In an era when people who use tobacco of any kind aren't permitted to endulge in most public places, why does it still persist in pro sports? I'm probably going to sound like my father here but these are the guys (right or wrong) that children look up to. If you asked most major leaguers I think the majority of them would not want kids to emulate their use of smokeless tobacco.
Don't get me wrong, I'm not trying to dismiss personal accountability here. The decision to use smokeless tobacco is a personal choice. It is ultimately up to parents to warn their children about the dangers of tobacco use. But let's not bury our heads in a pile of used HGH syringes either. At 13, 14, 15 boys are more likely to look to their baseball heroes for guidance (even from afar) than their parents. Sad but true.
Strasberg incidentally said something interesting about quitting: "It's going to hard because it's something that's embedded in the game." Although an obvious statement it is also very accurate. Smokeless tobacco is as much a part of baseball as hot dogs, purpose pitches, or the suicide squeeze. Just like spit and scuffed balls it is time for smokeless tobacco to go the way of Bartolo Colon's offseason workout regimen...that is to say away.
Unfortunately the banning of smokeless tobacco is something for the collective bargaining table.
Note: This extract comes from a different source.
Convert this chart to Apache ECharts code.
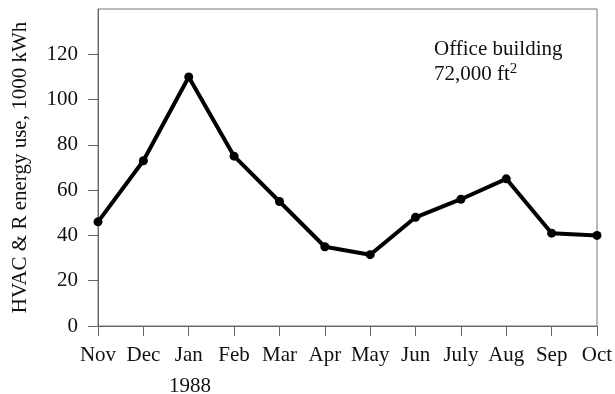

Bud Selig can't just make a unilateral decision to ban smokeless tobacco as much as I'd like him too. It's up to the players to make the right call on this one.
And just so I can end this post on a light note I'd like to respond to one thing Calcattera stated in his article. He wrote, "How do these guys manage to keep girlfriends with that crap in their mouths?"
Craig, I can't give a universal answer on this one but I'm pretty sure that Icebreaker Mints, trips to Tiffany's, and Benjamins hanging out of their front pants might have something to do with it.